§ **Problem to work on**: Skip all pictures. Write out the data below from its first line through the line that contains "return np.round(start - 0.2".

§ **Material provided**:
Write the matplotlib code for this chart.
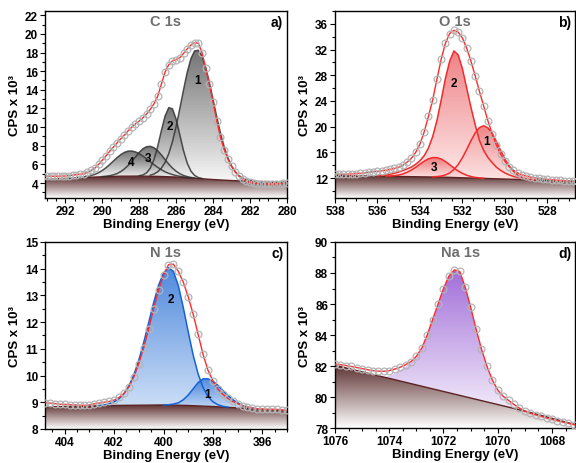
import numpy as np
import matplotlib
matplotlib.use('Agg')
import matplotlib.pyplot as plt
from matplotlib.colors import LinearSegmentedColormap
from matplotlib.patches import Polygon
from matplotlib.ticker import MultipleLocator

plt.rcParams['font.family'] = ['Liberation Sans', 'DejaVu Sans']
plt.rcParams['font.weight'] = 'bold'
plt.rcParams['axes.labelweight'] = 'bold'


def grid(start, n):
    # energy axis, 0.2 eV step, high -> low binding energy
    return np.round(start - 0.2 * np.arange(n), 1)


# ---------------- C 1s ----------------
cps_a = [4.75, 4.75, 4.74, 4.73, 4.74, 4.75, 4.76, 4.8, 4.85, 4.9,
         4.95, 5.0, 5.15, 5.35, 5.6, 6.0, 6.45, 6.9, 7.4, 7.85,
         8.3, 8.75, 9.15, 9.6, 10.0, 10.35, 10.65, 11.0, 11.4, 11.9,
         12.5, 13.3, 14.6, 15.9, 16.7, 17.1, 17.25, 17.45, 17.9, 18.4,
         18.8, 19.05, 19.0, 18.0, 16.3, 14.6, 12.7, 10.7, 8.9, 7.6,
         6.6, 5.8, 5.2, 4.75, 4.45, 4.25, 4.1, 4.0, 3.95, 3.92,
         3.9, 3.9, 3.9, 3.92, 3.95, 4.0, 4.05, 4.05]
be_a = grid(293.2, len(cps_a))
bg_be_a = [293.2, 292, 291, 290, 289, 288, 287, 286, 285, 284, 283, 282, 281, 279.8]
bg_a = [4.4, 4.5, 4.6, 4.68, 4.74, 4.75, 4.72, 4.65, 4.52, 4.38, 4.27, 4.2, 4.15, 4.1]
c1_a = [0.12, 0.25, 0.49, 0.89, 1.53, 2.47, 3.78, 5.43, 7.36, 9.39, 11.29, 12.79, 13.65,
        13.75, 13.15, 11.97, 10.37, 8.56, 6.72, 5.02, 3.57, 2.42, 1.56, 0.96, 0.56, 0.31,
        0.16, 0.08, 0.04]
c2_a = [0.04, 0.13, 0.36, 0.87, 1.79, 3.19, 4.90, 6.49, 7.41, 7.30, 6.21, 4.55, 2.88,
        1.57, 0.74, 0.30, 0.10, 0.03]
c3_a = [0.02, 0.04, 0.09, 0.17, 0.29, 0.49, 0.78, 1.15, 1.59, 2.07, 2.54, 2.93, 3.16,
        3.21, 3.07, 2.75, 2.32, 1.83, 1.36, 0.95, 0.62, 0.38, 0.22, 0.12, 0.06, 0.03]
c4_a = [0.01, 0.02, 0.03, 0.06, 0.10, 0.18, 0.29, 0.45, 0.67, 0.95, 1.28, 1.64, 2.0,
        2.31, 2.55, 2.68, 2.69, 2.59, 2.41, 2.16, 1.87, 1.56, 1.25, 0.97, 0.73, 0.52,
        0.37, 0.25, 0.16, 0.10, 0.06, 0.03, 0.02]
comps_a = [(287.4, c1_a), (288.0, c2_a), (290.0, c3_a), (291.6, c4_a)]
lab_a = [('1', 284.86, 15.1), ('2', 286.32, 10.1), ('3', 287.5, 6.7), ('4', 288.43, 6.3)]

# ---------------- O 1s ----------------
cps_b = [12.62, 12.62, 12.6, 12.6, 12.62, 12.65, 12.7, 12.75, 12.8, 12.9,
         13.0, 13.05, 13.15, 13.2, 13.35, 13.5, 13.7, 14.0, 14.5, 15.1,
         16.0, 17.3, 19.2, 21.6, 24.2, 27.4, 30.5, 33.0, 34.5, 35.0,
         34.7, 33.8, 32.2, 30.2, 27.9, 25.5, 23.2, 20.9, 18.9, 17.1,
         15.7, 14.6, 13.8, 13.2, 12.8, 12.5, 12.3, 12.15, 12.05, 11.95,
         11.85, 11.8, 11.75, 11.7, 11.65, 11.6, 11.55, 11.5, 11.5]
be_b = grid(538.2, len(cps_b))
bg_be_b = [538.2, 536, 535, 534, 533, 532, 531, 530, 529, 528, 526.6]
bg_b = [12.4, 12.3, 12.25, 12.2, 12.15, 12.05, 11.95, 11.85, 11.75, 11.65, 11.5]
c1_b = [0.03, 0.08, 0.17, 0.36, 0.69, 1.24, 2.04, 3.12, 4.42, 5.8, 7.03, 7.89, 8.2,
        7.89, 7.03, 5.8, 4.42, 3.12, 2.04, 1.24, 0.69, 0.36, 0.17, 0.08, 0.03]
c2_b = [0.05, 0.12, 0.2, 0.33, 0.5, 0.7, 0.95, 1.2, 1.5, 1.95,
        2.5, 3.3, 4.5, 6.3, 8.8, 12.0, 15.4, 18.1, 19.7, 19.1,
        16.95, 13.97, 11.0, 8.3, 5.9, 4.35, 3.27, 2.5, 1.8, 1.33,
        0.95, 0.67, 0.45, 0.3, 0.2, 0.12, 0.07, 0.03]
c3_b = [0.03, 0.06, 0.12, 0.23, 0.41, 0.68, 1.04, 1.48, 1.97, 2.44, 2.82, 3.02,
        3.02, 2.82, 2.44, 1.97, 1.48, 1.04, 0.68, 0.41, 0.23, 0.12, 0.06, 0.03]
comps_b = [(533.4, c1_b), (536.0, c2_b), (535.6, c3_b)]
lab_b = [('1', 530.88, 17.75), ('2', 532.41, 26.8), ('3', 533.33, 13.8)]

# ---------------- N 1s ----------------
cps_c = [8.98, 8.99, 8.97, 8.95, 8.93, 8.92, 8.91, 8.9, 8.89, 8.88,
         8.9, 8.94, 8.97, 9.0, 9.03, 9.08, 9.18, 9.33, 9.58, 9.95,
         10.45, 11.05, 11.75, 12.5, 13.2, 13.75, 14.15, 14.17, 13.9, 13.5,
         12.95, 12.3, 11.55, 10.8, 10.2, 9.8, 9.5, 9.3, 9.15, 9.03,
         8.95, 8.87, 8.82, 8.78, 8.76, 8.75, 8.74, 8.74, 8.73, 8.72, 8.7]
be_c = grid(405.0, len(cps_c))
bg_be_c = [405.0, 402, 400, 399, 398, 397, 396, 395.0]
bg_c = [8.82, 8.88, 8.9, 8.88, 8.84, 8.79, 8.73, 8.68]
c2_c = [0.015, 0.03, 0.07, 0.14, 0.25, 0.44, 0.73, 1.14, 1.69, 2.35, 3.09, 3.83, 4.48,
        4.94, 5.14, 5.01, 4.48, 3.67, 2.76, 1.90, 1.2, 0.70, 0.37, 0.18, 0.08, 0.03, 0.01]
c1_c = [0.0, 0.01, 0.04, 0.09, 0.21, 0.39, 0.63, 0.87, 1.02, 1.03, 0.95, 0.81, 0.63,
        0.45, 0.30, 0.19, 0.10, 0.05, 0.03, 0.01]
comps_c = [(402.6, c2_c), (400.0, c1_c)]
lab_c = [('1', 398.2, 9.31), ('2', 399.69, 12.86)]

# ---------------- Na 1s ----------------
cps_d = [82.15, 82.12, 82.08, 82.03, 81.97, 81.9, 81.83, 81.76, 81.7, 81.67,
         81.66, 81.7, 81.8, 81.92, 82.08, 82.28, 82.63, 83.15, 84.0, 85.0,
         86.0, 87.0, 87.8, 88.2, 88.1, 87.1, 85.8, 84.4, 83.1, 82.0,
         81.1, 80.45, 80.05, 79.78, 79.52, 79.28, 79.1, 78.95, 78.85, 78.75,
         78.65, 78.55, 78.47, 78.38, 78.3, 78.22, 78.15]
be_d = grid(1076.2, len(cps_d))
bg_be_d = [1076.2, 1068.9, 1067.0]
bg_d = [82.13, 79.05, 78.15]
c1_d = [0.0, 0.15, 0.4, 0.7, 1.0, 1.35, 1.82, 2.45, 3.39, 4.47, 5.56, 6.64, 7.53, 8.01,
        8.0, 7.08, 5.86, 4.55, 3.33, 2.32, 1.5, 0.94, 0.62, 0.44, 0.26, 0.11, 0.01, 0.0]
comps_d = [(1074.2, c1_d)]


def base_at(x, bg_be, bg):
    return np.interp(x, bg_be[::-1], bg[::-1])


def grad_fill(ax, x, ytop, ybot, c_top, c_bot, alpha=1.0, z=2, lo=None, hi=None):
    x = np.asarray(x, float)
    ytop = np.asarray(ytop, float)
    ybot = np.asarray(ybot, float)
    verts = np.column_stack([np.r_[x, x[::-1]], np.r_[ytop, ybot[::-1]]])
    patch = Polygon(verts, closed=True, fc='none', ec='none')
    ax.add_patch(patch)
    lo = ybot.min() if lo is None else lo
    hi = ytop.max() if hi is None else hi
    cmap = LinearSegmentedColormap.from_list('g', [c_bot, c_top])
    im = ax.imshow(np.linspace(0, 1, 256).reshape(-1, 1), cmap=cmap, aspect='auto',
                   origin='lower', extent=[x.min(), x.max(), lo, hi], alpha=alpha,
                   zorder=z, interpolation='bilinear')
    im.set_clip_path(patch)


def panel(ax, be, cps, bg_be, bg, comps, style, xlim, ylim, ymaj, ymin_, title, letter,
          labels=(), title_x=0.5):
    bg_be = np.asarray(bg_be, float)
    bg = np.asarray(bg, float)
    # background (Shirley) region
    grad_fill(ax, bg_be, bg, np.full(len(bg), ylim[0]), '#5a2c2c', '#ffffff', z=1,
              lo=ylim[0], hi=bg.max())
    ax.plot(bg_be, bg, color='#5c2222', lw=1.0, zorder=3)
    # fitted components
    for start, h in comps:
        x = grid(start, len(h))
        base = base_at(x, bg_be, bg)
        top = base + np.asarray(h)
        grad_fill(ax, x, top, base, style['top'], style['bot'], alpha=style['alpha'], z=2)
        if style['edge'] is not None:
            ax.plot(x, top, color=style['edge'], lw=1.1, alpha=style['ealpha'], zorder=3)
    # measured data + envelope
    ax.plot(be, cps, color='#ff2a2a', lw=1.0, zorder=4)
    ax.plot(be, cps, 'o', ms=4.9, mfc='none', mec='#b4b4b4', mew=0.9, zorder=5)
    for t, x, y in labels:
        ax.text(x, y, t, ha='center', va='center', fontsize=8.5, fontweight='bold', zorder=6)

    ax.set_xlim(*xlim)
    ax.set_ylim(*ylim)
    ax.xaxis.set_major_locator(MultipleLocator(2))
    ax.xaxis.set_minor_locator(MultipleLocator(0.5))
    ax.yaxis.set_major_locator(MultipleLocator(ymaj))
    ax.yaxis.set_minor_locator(MultipleLocator(ymin_))
    ax.tick_params(which='both', direction='out', width=0.8, labelsize=8.5, pad=1.5)
    ax.tick_params(which='major', length=3.5)
    ax.tick_params(which='minor', length=2)
    for s in ax.spines.values():
        s.set_linewidth(1.0)
    ax.set_xlabel('Binding Energy (eV)', fontsize=9.5, labelpad=1)
    ax.set_ylabel('CPS x 10³', fontsize=9.5, labelpad=3)
    ax.text(title_x, 0.945, title, transform=ax.transAxes, ha='center', va='center',
            fontsize=10.5, fontweight='bold', color='#6e6e6e', zorder=7)
    ax.text(0.985, 0.94, letter, transform=ax.transAxes, ha='right', va='center',
            fontsize=10, fontweight='bold', zorder=7)


gray = {'top': '#444444', 'bot': '#f4f4f4', 'alpha': 0.75, 'edge': '#333333', 'ealpha': 0.85}
red = {'top': '#e9585c', 'bot': '#fde3e3', 'alpha': 0.75, 'edge': '#ee2c2c', 'ealpha': 1.0}
blue = {'top': '#2f74d8', 'bot': '#c4d9f5', 'alpha': 0.85, 'edge': '#1463d6', 'ealpha': 1.0}
purple = {'top': '#a16ed9', 'bot': '#f3ecfa', 'alpha': 1.0, 'edge': None, 'ealpha': 1.0}

fig = plt.figure(figsize=(5.76, 4.64), dpi=100)
ax_a = fig.add_axes([0.0781, 0.5711, 0.4201, 0.4030])
ax_b = fig.add_axes([0.5816, 0.5711, 0.4167, 0.4030])
ax_c = fig.add_axes([0.0781, 0.0733, 0.4201, 0.4030])
ax_d = fig.add_axes([0.5816, 0.0754, 0.4167, 0.4009])

panel(ax_a, be_a, cps_a, bg_be_a, bg_a, comps_a, gray, (293.1, 280), (2.4, 22.45), 2, 1,
      'C 1s', 'a)', lab_a)
panel(ax_b, be_b, cps_b, bg_be_b, bg_b, comps_b, red, (538, 526.7), (8.9, 38.0), 4, 2,
      'O 1s', 'b)', lab_b)
panel(ax_c, be_c, cps_c, bg_be_c, bg_c, comps_c, blue, (404.8, 395.0), (8, 15), 1, 0.5,
      'N 1s', 'c)', lab_c)
panel(ax_d, be_d, cps_d, bg_be_d, bg_d, comps_d, purple, (1076, 1067.15), (78, 90), 2, 1,
      'Na 1s', 'd)', title_x=0.525)

fig.savefig('out.png', dpi=100)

§ **Final answer**:
Write the matplotlib code for this chart.
import numpy as np
import matplotlib
matplotlib.use('Agg')
import matplotlib.pyplot as plt
from matplotlib.colors import LinearSegmentedColormap
from matplotlib.patches import Polygon
from matplotlib.ticker import MultipleLocator

plt.rcParams['font.family'] = ['Liberation Sans', 'DejaVu Sans']
plt.rcParams['font.weight'] = 'bold'
plt.rcParams['axes.labelweight'] = 'bold'


def grid(start, n):
    # energy axis, 0.2 eV step, high -> low binding energy
    return np.round(start - 0.2 * np.arange(n), 1)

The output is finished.